Why Make Games?
Ben Sawyer, co-director of the Serious Games Initiative, challenged the audience—do they really need to create a game at all?
Far from attempting to dissuade organizations from using games to spread a message or create change, Sawyer simply advised these groups to examine whether the best way to
use games is really to make one—when, in fact, so much under-explored potential to reach new audiences lies in metagaming, or the idea of piggybacking extended resources on games that may already exist.
“Commercializing serious content won’t work by creating a [single] game,” he said. “I think we’ll have to look at ways that we can push, prod, join and collaborate with existing commercial development to think about ways that we can include social messaging and other types of hooks into things we’re already doing, instead of recreating an entire industry from scratch.”
As an example, Sawyer highlighted how groups in favor of the philosophy of Intelligent Design could wage a PR campaign concurrent to the release of Spore, and use the
audience’s interest in the game’s mechanic as a way to pitch the idea of Intelligent Design to a new audience.
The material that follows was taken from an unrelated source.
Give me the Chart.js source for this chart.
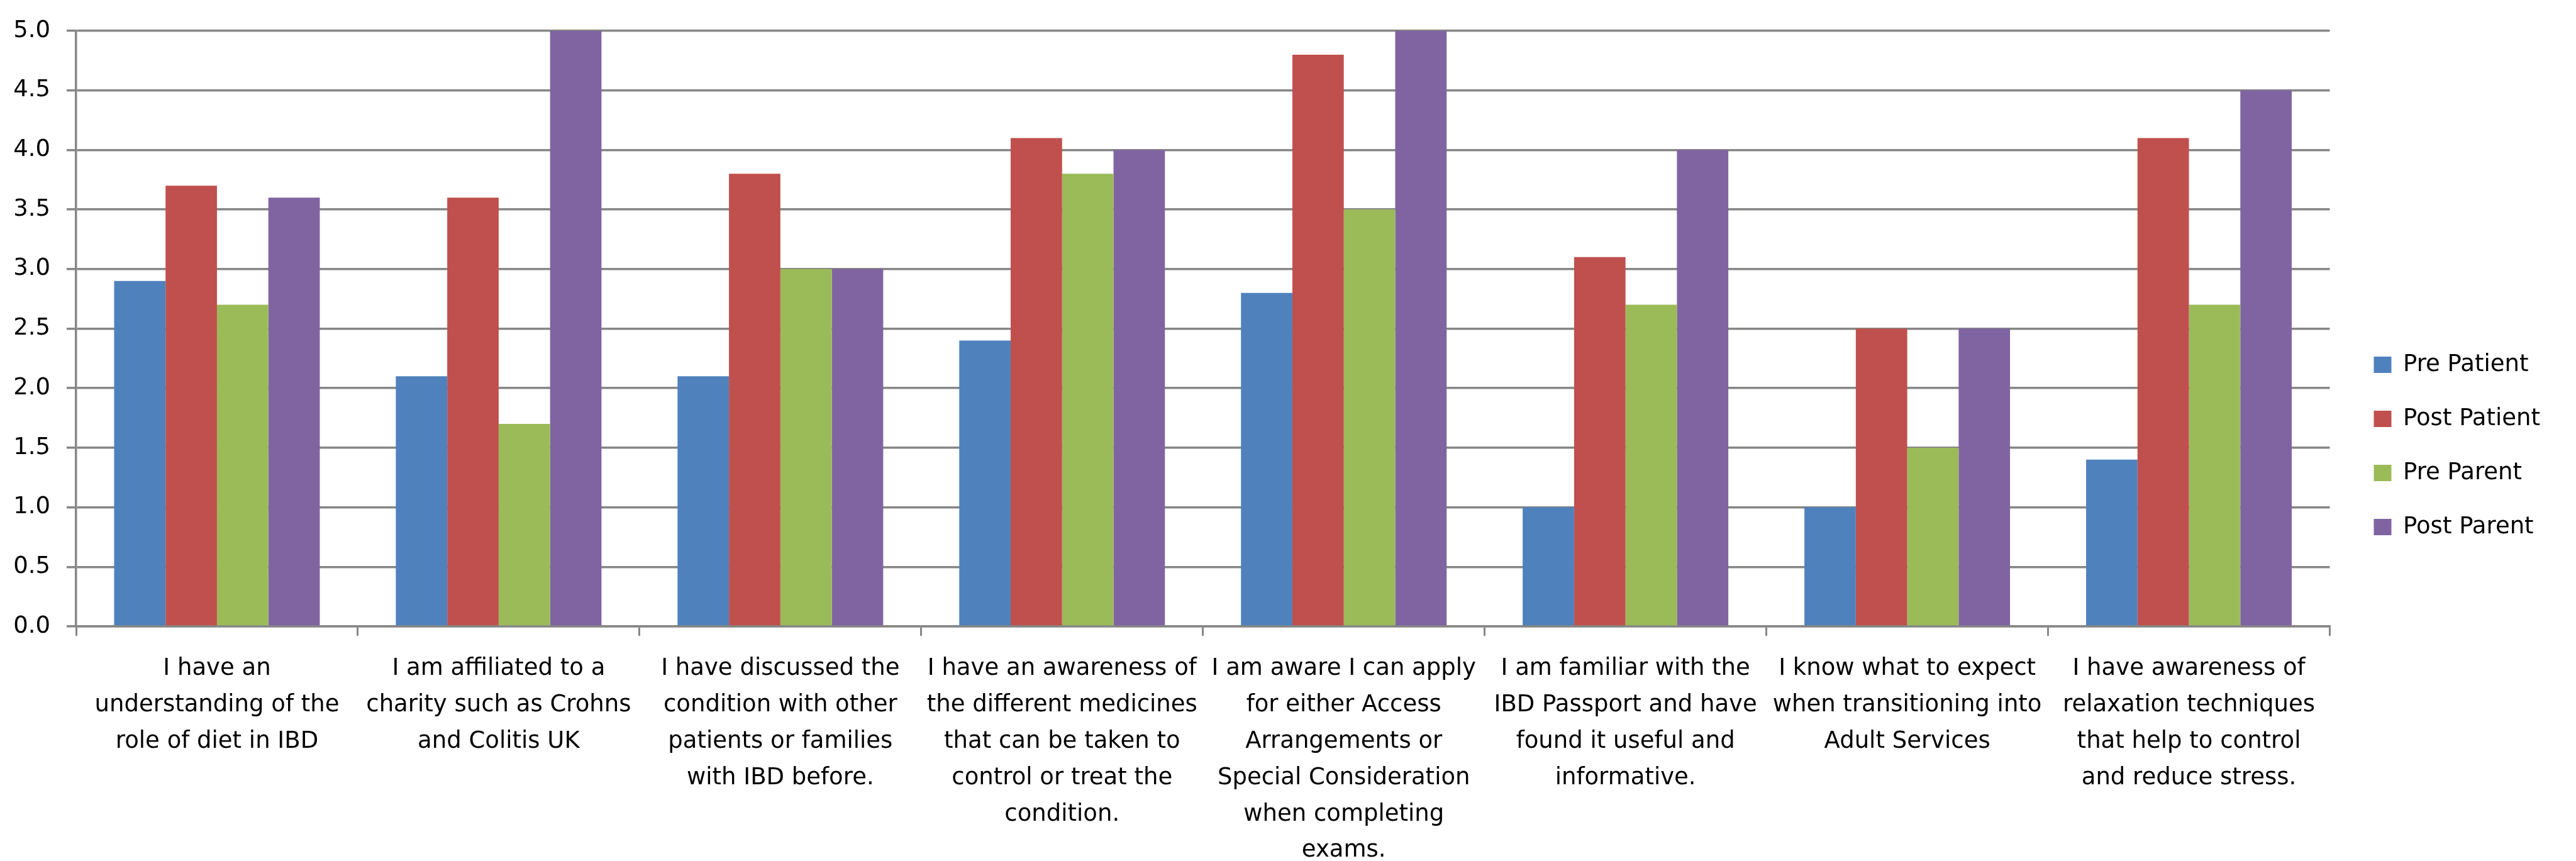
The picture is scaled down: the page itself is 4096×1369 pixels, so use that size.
<!DOCTYPE html>
<html>
<head>
<meta charset="utf-8">
<script src="https://cdn.jsdelivr.net/npm/chart.js@4"></script>
<style>
  html, body { margin: 0; padding: 0; background: #fff; }
  #survey { display: block; }
</style>
</head>
<body>
<canvas id="survey" width="4096" height="1369"></canvas>
<script>
const categories = [
  ['I have an', 'understanding of the', 'role of diet in IBD'],
  ['I am affiliated to a', 'charity such as Crohns', 'and Colitis UK'],
  ['I have discussed the', 'condition with other', 'patients or families', 'with IBD before.'],
  ['I have an awareness of', 'the different medicines', 'that can be taken to', 'control or treat the', 'condition.'],
  ['I am aware I can apply', 'for either Access', 'Arrangements or', 'Special Consideration', 'when completing', 'exams.'],
  ['I am familiar with the', 'IBD Passport and have', 'found it useful and', 'informative.'],
  ['I know what to expect', 'when transitioning into', 'Adult Services'],
  ['I have awareness of', 'relaxation techniques', 'that help to control', 'and reduce stress.']
];

const prePatient = [2.9, 2.1, 2.1, 2.4, 2.8, 1.0, 1.0, 1.4];
const postPatient = [3.7, 3.6, 3.8, 4.1, 4.8, 3.1, 2.5, 4.1];
const preParent = [2.7, 1.7, 3.0, 3.8, 3.5, 2.7, 1.5, 2.7];
const postParent = [3.6, 5.0, 3.0, 4.0, 5.0, 4.0, 2.5, 4.5];

const yTicks = [0, 0.5, 1, 1.5, 2, 2.5, 3, 3.5, 4, 4.5, 5];

const axisGrey = '#868686';
const font = { family: "'DejaVu Sans', sans-serif", size: 37 };

// the legend sits a little further right than Chart.js puts it
const nudgeLegend = {
  id: 'nudgeLegend',
  afterLayout(chart) {
    chart.legend.left += 21;
    chart.legend.right += 21;
  }
};

const ctx = document.getElementById('survey').getContext('2d');

new Chart(ctx, {
  type: 'bar',
  data: {
    labels: categories,
    datasets: [
      { label: 'Pre Patient', data: prePatient, backgroundColor: '#4F81BD' },
      { label: 'Post Patient', data: postPatient, backgroundColor: '#C0504D' },
      { label: 'Pre Parent', data: preParent, backgroundColor: '#9BBB59' },
      { label: 'Post Parent', data: postParent, backgroundColor: '#8064A2' }
    ]
  },
  options: {
    responsive: false,
    animation: false,
    devicePixelRatio: 1,
    datasets: {
      bar: {
        categoryPercentage: 0.73,
        barPercentage: 1,
        borderWidth: 0
      }
    },
    layout: {
      padding: { top: 49, right: 68, bottom: 0, left: 0 }
    },
    scales: {
      x: {
        afterFit: (scale) => { scale.height = 373; },
        grid: {
          drawOnChartArea: false,
          drawTicks: true,
          tickLength: 15,
          color: axisGrey,
          lineWidth: 3
        },
        border: { display: true, color: axisGrey, width: 3.5 },
        ticks: {
          color: '#000',
          font: { ...font, lineHeight: 1.567 },
          padding: 23,
          maxRotation: 0,
          autoSkip: false
        }
      },
      y: {
        min: 0,
        max: 5,
        afterFit: (scale) => { scale.width = 121; },
        afterBuildTicks: (scale) => {
          scale.ticks = yTicks.map((v) => ({ value: v }));
        },
        grid: {
          color: axisGrey,
          lineWidth: 3.5,
          drawTicks: true,
          tickLength: 15
        },
        border: { display: true, color: axisGrey, width: 3.5 },
        ticks: {
          color: '#000',
          font: font,
          padding: 26,
          callback: (value) => Number(value).toFixed(1)
        }
      }
    },
    plugins: {
      legend: {
        position: 'right',
        align: 'center',
        labels: {
          color: '#000',
          font: font,
          boxWidth: 28,
          boxHeight: 26,
          padding: 49
        }
      },
      tooltip: { enabled: false },
      title: { display: false }
    }
  },
  plugins: [nudgeLegend]
});
</script>
</body>
</html>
Thereby, doesn’t a game like Spore—ostensibly not created with any overt social agenda—become a game for change, using gaming to foster new loyalty to an idea? “I guarantee you it will happen,” Sawyer promised.
Nonprofits as well as activist organizations in the for-profit sector, therefore, are advised to broaden their perspective on serious games; Sawyer’s observed that
the definition of the genre often gets limited to the contextual perspective of whoever’s presenting a given title. A military organization who’s developed a training game and an academic organization who’s made a game for child education, for example, would each define the “serious games” concept in different ways.
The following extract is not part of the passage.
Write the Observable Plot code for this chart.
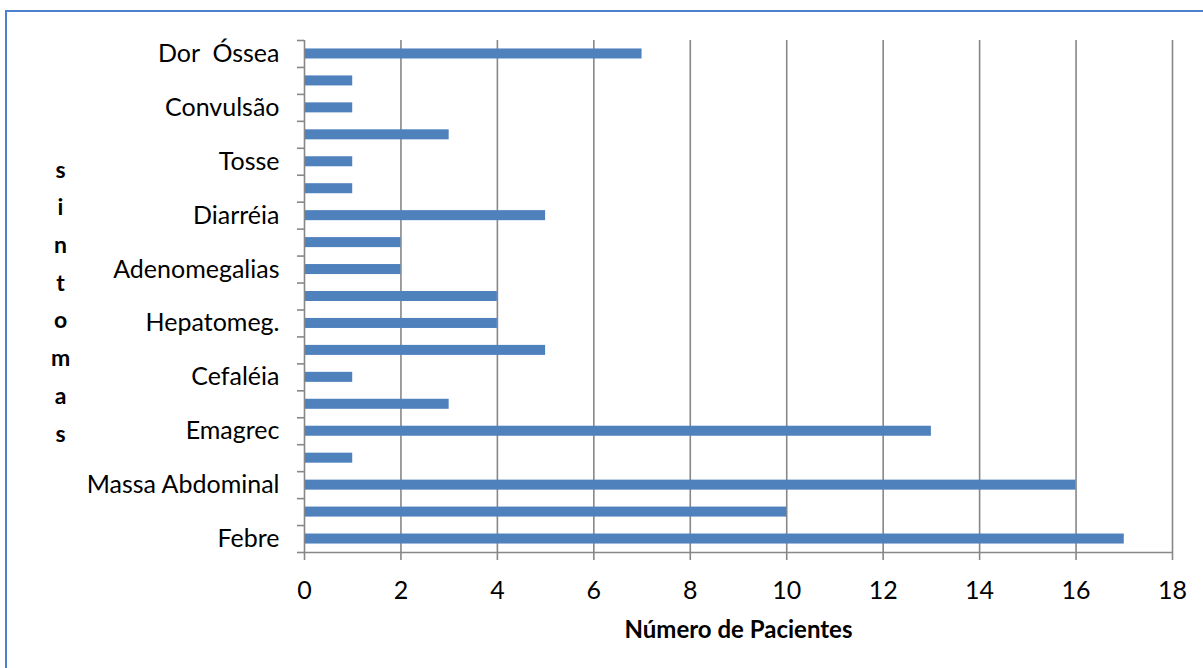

Both are right, but both are also wrong—“we need to get off this kick,” Sawyer says. “We need to talk about how wide and deep this
can actually be.”
Sawyer also discussed both Penny Arcade’s Child’s Play charity and Ryan Sharpe’s Get Well Gamers as examples of the most successful marriages of games and social activism, having raised over a million dollars for quality-of-life programs for hospitalized children.
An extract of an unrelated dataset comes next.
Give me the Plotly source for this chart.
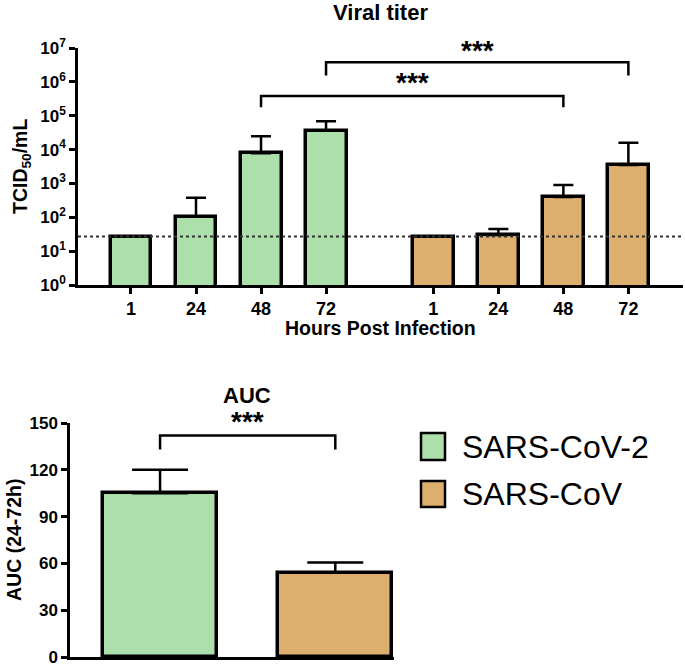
import plotly.graph_objects as go

# ---------------- data ----------------
hours = ["1", "24", "48", "72"]
series_names = ["SARS-CoV-2", "SARS-CoV"]
colors = ["#ACDFAA", "#DDAF6E"]
titer_cov2 = [27, 105, 7800, 36000]
titer_cov2_err = [0, 270, 17000, 33000]
titer_cov = [27, 30, 400, 3500]
titer_cov_err = [0, 15, 500, 12500]
lod = 27
y_tickvals = [1, 10, 100, 1000, 10000, 100000, 1000000, 10000000]
y_ticktext = ["10<sup>0</sup>", "10<sup>1</sup>", "10<sup>2</sup>", "10<sup>3</sup>",
              "10<sup>4</sup>", "10<sup>5</sup>", "10<sup>6</sup>", "10<sup>7</sup>"]
auc_values = [105, 54]
auc_err = [15, 6.5]
auc_ticks = [0, 30, 60, 90, 120, 150]

W, H = 685, 667
FONT = "Liberation Sans, Arial, sans-serif"
group_gap = 4.65
pos_cov2 = [i for i in range(len(hours))]
pos_cov = [group_gap + i for i in range(len(hours))]

def py(p):
    return 1 - p / H

def px(p):
    return p / W

fig = go.Figure()

bar_line = dict(color="black", width=3.5)
for name, pos, vals, errs, col in [
    (series_names[0], pos_cov2, titer_cov2, titer_cov2_err, colors[0]),
    (series_names[1], pos_cov, titer_cov, titer_cov_err, colors[1]),
]:
    fig.add_trace(go.Bar(
        x=pos, y=vals, width=0.63,
        marker=dict(color=col, line=bar_line),
        error_y=dict(type="data", symmetric=False, array=errs, arrayminus=[0] * len(errs),
                     color="black", thickness=2.5, width=10),
        xaxis="x", yaxis="y", showlegend=False, name=name,
    ))

# LOD dotted line
fig.add_trace(go.Scatter(x=[-0.815, 8.49], y=[lod, lod], mode="lines",
                         line=dict(color="#333333", width=2, dash="dot"),
                         xaxis="x", yaxis="y", showlegend=False, hoverinfo="skip"))

# brackets top panel (log values)
brackets_top = [
    (pos_cov2[2], pos_cov[2], 5.58, 5.25, 5.46),
    (pos_cov2[3], pos_cov[3], 6.58, 6.19, 6.42),
]
ann = []
for x0, x1, ytop, yend, ystar in brackets_top:
    fig.add_trace(go.Scatter(x=[x0, x0, x1, x1],
                             y=[10 ** yend, 10 ** ytop, 10 ** ytop, 10 ** yend],
                             mode="lines", line=dict(color="black", width=2.5),
                             xaxis="x", yaxis="y", showlegend=False, hoverinfo="skip",
                             cliponaxis=False))
    ann.append(dict(x=(x0 + x1) / 2, y=ystar, xref="x", yref="y", text="***",
                    showarrow=False, yanchor="bottom",
                    font=dict(family=FONT, size=28, color="black", weight="bold")))

# AUC panel
fig.add_trace(go.Bar(
    x=[0, 1], y=auc_values, width=0.651,
    marker=dict(color=colors, line=bar_line),
    error_y=dict(type="data", symmetric=False, array=auc_err, arrayminus=[0, 0],
                 color="black", thickness=2.5, width=28),
    xaxis="x2", yaxis="y2", showlegend=False,
))
fig.add_trace(go.Scatter(x=[0, 0, 1, 1], y=[133, 142, 142, 133], mode="lines",
                         line=dict(color="black", width=2.5),
                         xaxis="x2", yaxis="y2", showlegend=False, hoverinfo="skip"))
ann.append(dict(x=0.5, y=139.7, xref="x2", yref="y2", text="***", showarrow=False,
                yanchor="bottom", font=dict(family=FONT, size=28, color="black", weight="bold")))

# titles
tfont = dict(family=FONT, size=22, color="black", weight="bold")
afont = dict(family=FONT, size=19.5, color="black", weight="bold")
ann += [
    dict(x=px(380), y=py(12), xref="paper", yref="paper", text="Viral titer",
         showarrow=False, xanchor="center", yanchor="middle", font=tfont),
    dict(x=px(380), y=py(328), xref="paper", yref="paper", text="Hours Post Infection",
         showarrow=False, xanchor="center", yanchor="middle", font=afont),
    dict(x=px(22), y=py(167), xref="paper", yref="paper", text="TCID<sub>50</sub>/mL",
         showarrow=False, xanchor="center", yanchor="middle", textangle=-90, font=afont),
    dict(x=px(247), y=py(395), xref="paper", yref="paper", text="AUC",
         showarrow=False, xanchor="center", yanchor="middle", font=tfont),
    dict(x=px(14), y=py(540), xref="paper", yref="paper", text="AUC (24-72h)",
         showarrow=False, xanchor="center", yanchor="middle", textangle=-90, font=afont),
]

# manual legend
shapes = []
leg_rows = [(433, 460, 447), (481, 507, 494)]
for (y0, y1, yc), name, col in zip(leg_rows, series_names, colors):
    shapes.append(dict(type="rect", xref="paper", yref="paper",
                       x0=px(421), x1=px(445), y0=py(y1), y1=py(y0),
                       fillcolor=col, line=dict(color="black", width=2.5)))
    ann.append(dict(x=px(460), y=py(yc), xref="paper", yref="paper", text=name,
                    showarrow=False, xanchor="left", yanchor="middle",
                    font=dict(family=FONT, size=32, color="black")))

xtickfont = dict(family=FONT, size=18, color="black", weight="bold")
ytickfont = dict(family=FONT, size=17, color="black", weight="bold")
common = dict(showgrid=False, zeroline=False, automargin=False,
              showline=True, linewidth=2.5, linecolor="black")
fig.update_layout(
    template="none",
    width=W, height=H, margin=dict(l=0, r=0, t=0, b=0, pad=0, autoexpand=False),
    plot_bgcolor="white", paper_bgcolor="white", bargap=0,
    showlegend=False,
    xaxis=dict(domain=[px(78), px(683)], range=[-0.815, 8.49], anchor="y",
               tickvals=pos_cov2 + pos_cov, ticktext=hours + hours,
               ticks="outside", ticklen=6, tickwidth=2.5, tickcolor="black",
               tickfont=xtickfont, **common),
    yaxis=dict(domain=[py(285), py(48)], type="log", range=[0, 7], anchor="x",
               tickvals=y_tickvals, ticktext=y_ticktext,
               ticks="outside", ticklen=6, tickwidth=2.5, tickcolor="black",
               tickfont=ytickfont, **common),
    xaxis2=dict(domain=[px(70), px(394)], range=[-0.514, 1.335], anchor="y2",
                showticklabels=False, ticks="", **common),
    yaxis2=dict(domain=[py(657), py(423)], range=[0, 150], anchor="x2",
                tickvals=auc_ticks, ticks="outside", ticklen=6, tickwidth=2.5,
                tickcolor="black", tickfont=ytickfont, **common),
    annotations=ann, shapes=shapes,
)

fig.write_html("out.html", config={"displayModeBar": False},
               post_script="document.body.style.margin='0';")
Most notable is that both programs actually motivated donations from a constituency compelled to give simply because of gamer fellowship. It follows, then, that concerns
about the number of copies sold, or number of audience members reached, while common to the commercial market, might actually be less important for socially-conscious games. “In terms of changing people’s attitudes about things,” Sawyer noted, “it actually matters who plays the games. Let’s make a game that only ten people need to play—because it’s the right ten people and the right game.”
“We’re really only held back by ourselves,” Sawyer continues. “We’re having these religious discussions over whether people can learn from games—but we’re winning that argument already, and we’ll keep winning it as we keep making better games and better solutions.”
The conference itself serves as the best example of Sawyer’s message; the day’s earlier “Virtual Activism” panel was conducted in mixed-reality; that is,
simultaneously in Second Life as in the real-world conference room. Many attendees, laptops open, were literally in both places at once—using a game to exchange serious ideas.